Gonzaga looked a step heavy late in the semifinal, and that becomes a real concern on a quick turnaround. The Bulldogs had a week off before arriving in Las Vegas, but the second half against Oregon State looked like a group still searching for its wind. Jalen Warley returned after missing three games with a thigh contusion, which remains a major boost for the rotation, though he appeared to be working his way back into full game rhythm.
Graham Ike logged a punishing 36 minutes against Oregon State and another heavy night seems likely in the championship game. Conditions inside Orleans Arena have also played a role throughout the tournament, with visible fatigue and cramping showing up during the Saint Mary’s–Santa Clara game that followed. Gonzaga will need to regroup quickly and shift its focus toward containing Santa Clara rather than lingering on the emotional buildup that surrounded a potential Saint Mary’s rematch.
Key #3: Anticipate Physicality
The officiating double-standard that appeared against Oregon State was simply gross, no matter how you slice it. For the Zags, nearly every defensive possession near the rim drew a whistle. Clean swipes for a steal? Foul. Vertical contest at the rim? Shooting foul. Sail past a three point shooter without making literally any contact on the shot attempt? Foul. Several possessions ended with Gonzaga defenders standing straight up, hands high, while the whistle sounded anyway.
Meanwhile, Oregon State defenders hammered Gonzaga cutters, grabbed at dudes in mid-air, and repeatedly knocked Tyon Grant-Foster off balance on drives to the rim without consequence. Graham Ike absorbed heavy contact above the shoulders on multiple finishes without drawing a whistle. Mario Saint-Supery even took a shot to the face while corralling a loose ball with no call attached to the play. “El Principito” also turned into a meme against Oregon State after crashing into the opposing cheerleading squad and apologizing with almost excessive sincerity. The yank by Ike is the funniest part of the whole interaction, though.
Levity aside, Gonzaga cannot build a game plan around foul pressure against Santa Clara, regardless of how deeply foul-prone the Broncos have been all season. Instead, the Zags must prepare for a physical game and expect to finish possessions through contact. Execution will decide this game. The Zags need to make sure the whistle doesn’t.
Championship night in Las Vegas carries a different kind of energy. The regular season disappears, the semifinal results fade quickly, and everything narrows down to forty minutes with a trophy and an NCAA Tournament bid sitting on the other side. For the Zags, the outcome of this game could be the difference between a 3-seed or a 4-seed on Selection Sunday. Gonzaga has lived in this environment for years, and the veterans on this roster understand exactly what the moment demands.

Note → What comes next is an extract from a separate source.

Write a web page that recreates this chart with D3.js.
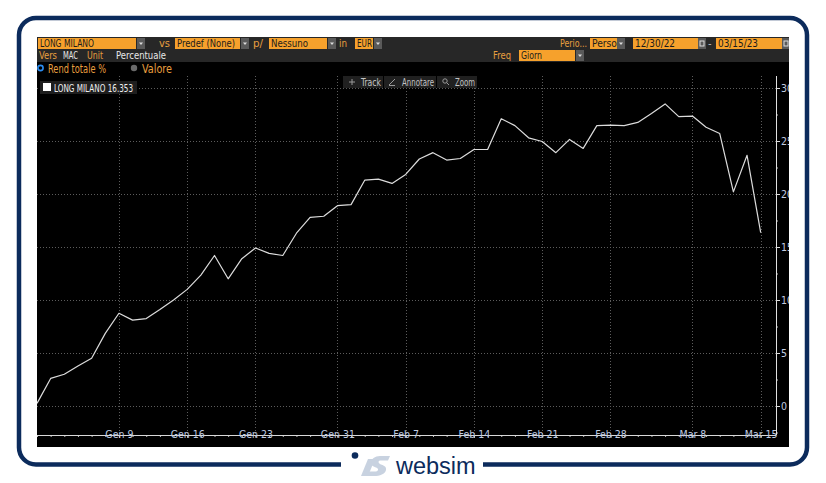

That stage also tends to produce unexpected heroes. Santa Clara’s defense has shown a willingness to push wings into isolation situations along the perimeter, which opens the door for Gonzaga’s scorers to create their own offense. If those matchups develop, another trip into the Fogleverse could easily be in play. And after a few games working back from injury, the championship game also offers the perfect setting for a full-strength Jalen Warley performance, the kind that reminds everyone why his return matters so much to Gonzaga’s rotation.
Either way, this one carries the weight of a title. Gonzaga. Santa Clara. Orleans Arena. Forty minutes for the WCC championship. The biggest game of the season. Until the next one.